■ Code that draws figures:
┌──
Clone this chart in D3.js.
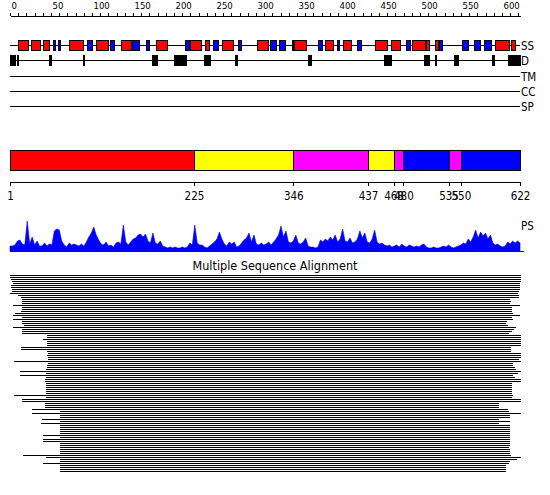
<!DOCTYPE html>
<html><head><meta charset="utf-8">
<script src="https://cdn.jsdelivr.net/npm/d3@7"></script>
<style>
body{margin:0;background:#fff}
svg{display:block}
text{font-family:"DejaVu Sans Condensed","DejaVu Sans",sans-serif;fill:#000}
</style>
</head><body>
<svg id="chart" width="550" height="495"></svg>
<script>
// ---------------- data ----------------
const seqLength = 622;
const rulerTicks = d3.range(0, 621, 10);
const rulerLabels = [0, 50, 100, 150, 200, 250, 300, 350, 400, 450, 500, 550, 600];

const ssType  = ["H","H","H","E","E","H","E","H","E","H","E","E","H","E","H","H","E","H","E","H","E","E","E","H","E","H","E","H","E","E","H","H","E","H","H","H","E","E","E","E","H","H"];
const ssStart = [11,27,41,53,59,73,95,106,123,136,150,167,179,214,220,238,248,259,279,302,318,329,344,347,376,384,399,406,423,432,445,465,483,491,507,519,523,551,566,578,591,611];
const ssEnd   = [23,38,49,56,62,90,101,120,128,148,158,170,192,219,234,243,254,273,282,315,325,336,346,362,381,394,402,416,428,432,460,476,488,506,511,522,527,559,573,587,609,616];

const disStart = [1,9,48,90,174,201,237,275,364,457,505,518,542,588,607];
const disEnd   = [7,11,51,91,180,215,245,278,367,465,511,520,546,590,622];

const trackNames = ["SS","D","TM","CC","SP"];

const domainStart = [1,225,346,437,468,480,535,550];
const domainEnd   = [225,346,437,468,480,535,550,622];
const domainType  = ["A","B","C","B","C","D","C","D"];
const domainTicks = [1,225,346,437,468,480,535,550,622];

const psStep = 3;
const psScore = [
 5,5,6,10,11,7,6,30,7,14,
 6,10,5,5,8,5,7,6,20,22,
 21,10,6,4,8,6,7,6,5,7,
 5,9,14,18,24,16,11,7,6,9,
 5,6,4,8,9,7,26,9,6,9,
 12,13,16,17,14,17,10,8,18,8,
 7,10,5,4,3,4,3,4,3,3,
 4,3,4,8,6,26,8,6,6,4,
 3,5,7,9,12,19,12,7,5,9,
 7,9,4,5,8,11,13,18,9,16,
 7,6,8,6,7,9,6,9,12,16,
 25,14,20,9,8,10,16,8,7,9,
 13,5,4,4,3,4,11,9,12,10,
 14,11,16,9,12,22,10,9,13,8,
 9,12,20,13,18,9,8,12,21,9,
 7,8,6,5,6,4,5,6,4,7,
 5,4,6,5,4,5,4,6,7,4,
 3,3,4,3,3,4,5,4,6,4,
 3,4,5,6,8,7,12,9,14,21,
 13,19,15,18,12,16,8,6,7,5,
 4,5,9,7,10,8,10,8];

const msaStart = [
 1,1,2,3,5,2,2,3,3,1,
 11,14,16,16,16,5,16,16,14,7,
 5,16,5,16,16,18,5,16,16,16,
 46,46,41,46,46,46,14,14,46,47,
 46,47,47,6,47,46,46,45,13,45,
 13,45,44,44,45,45,45,45,45,45,
 6,45,16,16,44,44,44,28,62,28,
 62,62,40,62,39,62,62,62,62,62,
 41,62,41,41,62,62,62,62,62,62,
 17,45,62,62,41,62,62,62,62];
const msaEnd = [
 622,622,622,622,621,621,621,621,620,618,
 620,620,609,610,609,621,611,611,611,612,
 621,611,612,605,604,606,616,613,611,607,
 622,622,622,622,622,622,610,610,610,622,
 622,622,620,622,612,612,615,616,622,618,
 612,615,622,622,611,611,611,611,611,611,
 612,611,622,622,595,595,595,606,607,622,
 609,609,595,609,595,609,609,609,609,609,
 609,609,609,609,608,609,607,608,609,608,
 610,622,617,609,607,604,604,604,604];

// ---------------- drawing ----------------
const svg = d3.select("#chart");
const ruler = d3.scaleLinear().domain([0, seqLength]).range([10, 520]);
const x = d3.scaleLinear().domain([1, seqLength]).range([10, 520]);
const px = v => Math.round(x(v)) + 0.5;

const ssColor = d3.scaleOrdinal().domain(["H","E"]).range(["#ff0000","#0000ff"]);
const domColor = d3.scaleOrdinal().domain(["A","B","C","D"]).range(["#ff0000","#ffff00","#ff00ff","#0000ff"]);

// top ruler
const rg = svg.append("g").attr("transform","translate(0,15.5)")
  .call(d3.axisTop(ruler).tickValues(rulerTicks).tickSize(3).tickSizeOuter(0).tickPadding(4)
    .tickFormat(d => rulerLabels.includes(d) ? d : ""));
rg.select(".domain").attr("stroke","#000").attr("shape-rendering","crispEdges");
rg.selectAll(".tick line").attr("stroke","#000").attr("shape-rendering","crispEdges");
rg.selectAll(".tick text").attr("text-anchor","start").attr("x",1)
  .style("font-size","9.5px").attr("fill","#000");

// tracks
const trackY = d3.scalePoint().domain(trackNames).range([45, 106]);
const tg = svg.append("g");
trackNames.forEach(name => {
  const y = Math.round(trackY(name)) + 0.5;
  tg.append("line").attr("x1", x(1)).attr("x2", x(seqLength)).attr("y1", y).attr("y2", y)
    .attr("stroke","#000").attr("shape-rendering","crispEdges");
  tg.append("text").attr("x", 521).attr("y", y + 4.5).text(name).style("font-size","11.5px");
});

// SS elements
const ssY = Math.round(trackY("SS")) + 0.5;
tg.selectAll("rect.ss").data(ssType).join("rect").attr("class","ss")
  .attr("x", (d,i) => px(ssStart[i]))
  .attr("width", (d,i) => Math.round(x(ssEnd[i])) - Math.round(x(ssStart[i])))
  .attr("y", ssY - 5).attr("height", 10)
  .attr("fill", d => ssColor(d)).attr("stroke","#000").attr("shape-rendering","crispEdges");

// disorder
const dY = Math.round(trackY("D")) + 0.5;
tg.selectAll("rect.dis").data(disStart).join("rect").attr("class","dis")
  .attr("x", (d,i) => px(disStart[i]))
  .attr("width", (d,i) => Math.round(x(disEnd[i])) - Math.round(x(disStart[i])))
  .attr("y", dY - 5).attr("height", 10)
  .attr("fill","#000").attr("stroke","#000").attr("shape-rendering","crispEdges");

// domain bar
const dg = svg.append("g");
dg.selectAll("rect").data(domainType).join("rect")
  .attr("x", (d,i) => px(domainStart[i]))
  .attr("width", (d,i) => Math.round(x(domainEnd[i])) - Math.round(x(domainStart[i])))
  .attr("y", 150.5).attr("height", 20)
  .attr("fill", d => domColor(d)).attr("stroke","#000").attr("shape-rendering","crispEdges");

const da = svg.append("g").attr("transform","translate(0,181.5)")
  .call(d3.axisBottom(x).tickValues(domainTicks).tickSize(4).tickSizeOuter(0).tickPadding(6).tickFormat(d3.format("d")));
da.select(".domain").attr("stroke","#000").attr("shape-rendering","crispEdges");
da.selectAll(".tick line").attr("stroke","#000").attr("shape-rendering","crispEdges");
da.selectAll(".tick text").style("font-size","11.5px").attr("fill","#000");

// PS profile
const yPS = d3.scaleLinear().domain([0, 31]).range([251, 220]);
const psX = (d,i) => x(1 + i*psStep);
svg.append("path").datum(psScore)
  .attr("d", d3.area().x(psX).y0(251).y1(d => yPS(d)))
  .attr("fill","#0000ff").attr("stroke","#0000ff").attr("stroke-width",0.6);
svg.append("line").attr("x1", 10).attr("x2", 524).attr("y1", 251.5).attr("y2", 251.5)
  .attr("stroke","#0000ff").attr("shape-rendering","crispEdges");
svg.append("text").attr("x", 521).attr("y", 230).text("PS").style("font-size","11.5px");

// MSA
svg.append("text").attr("x", 275).attr("y", 270).attr("text-anchor","middle")
  .text("Multiple Sequence Alignment").style("font-size","12.5px");
const rowY = d3.scaleLinear().domain([0, msaStart.length - 1]).range([275, 275 + 2*(msaStart.length - 1)]);
svg.append("g").selectAll("rect").data(msaStart).join("rect")
  .attr("x", (d,i) => Math.round(x(msaStart[i])))
  .attr("width", (d,i) => Math.round(x(msaEnd[i])) - Math.round(x(msaStart[i])) + 1)
  .attr("y", (d,i) => Math.round(rowY(i))).attr("height", 1)
  .attr("fill","#000").attr("shape-rendering","crispEdges");
</script>
</body></html>
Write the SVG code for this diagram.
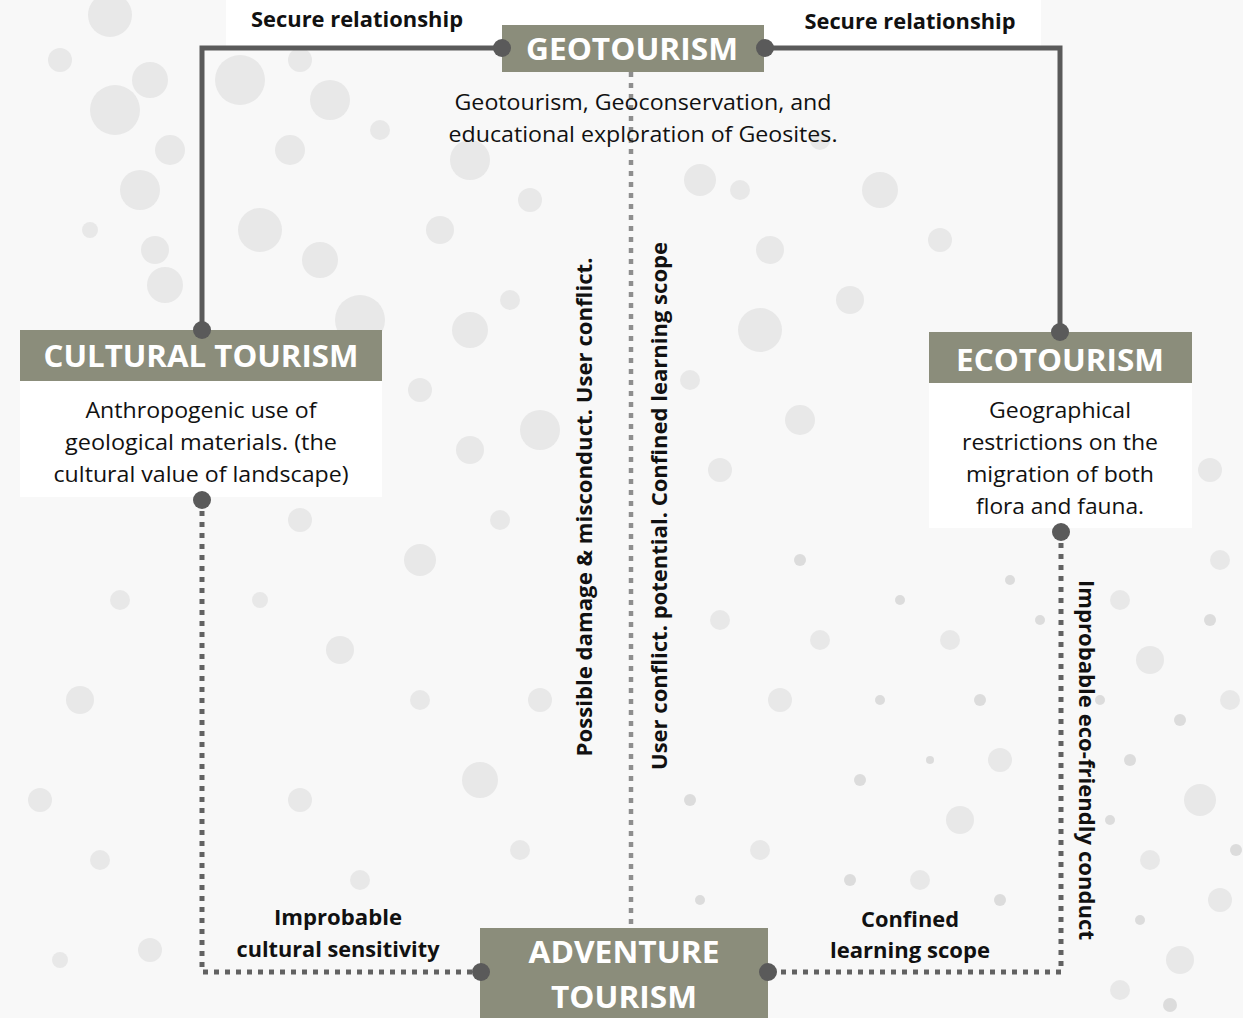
└──
■ WORK TO DO: Please transcribe, word for word, every line from the first line of the records above through the line containing "500, 550, 600];", and leave out any pictures.

■ RESPONSE TO THE EXERCISE:
Clone this chart in D3.js.
<!DOCTYPE html>
<html><head><meta charset="utf-8">
<script src="https://cdn.jsdelivr.net/npm/d3@7"></script>
<style>
body{margin:0;background:#fff}
svg{display:block}
text{font-family:"DejaVu Sans Condensed","DejaVu Sans",sans-serif;fill:#000}
</style>
</head><body>
<svg id="chart" width="550" height="495"></svg>
<script>
// ---------------- data ----------------
const seqLength = 622;
const rulerTicks = d3.range(0, 621, 10);
const rulerLabels = [0, 50, 100, 150, 200, 250, 300, 350, 400, 450, 500, 550, 600];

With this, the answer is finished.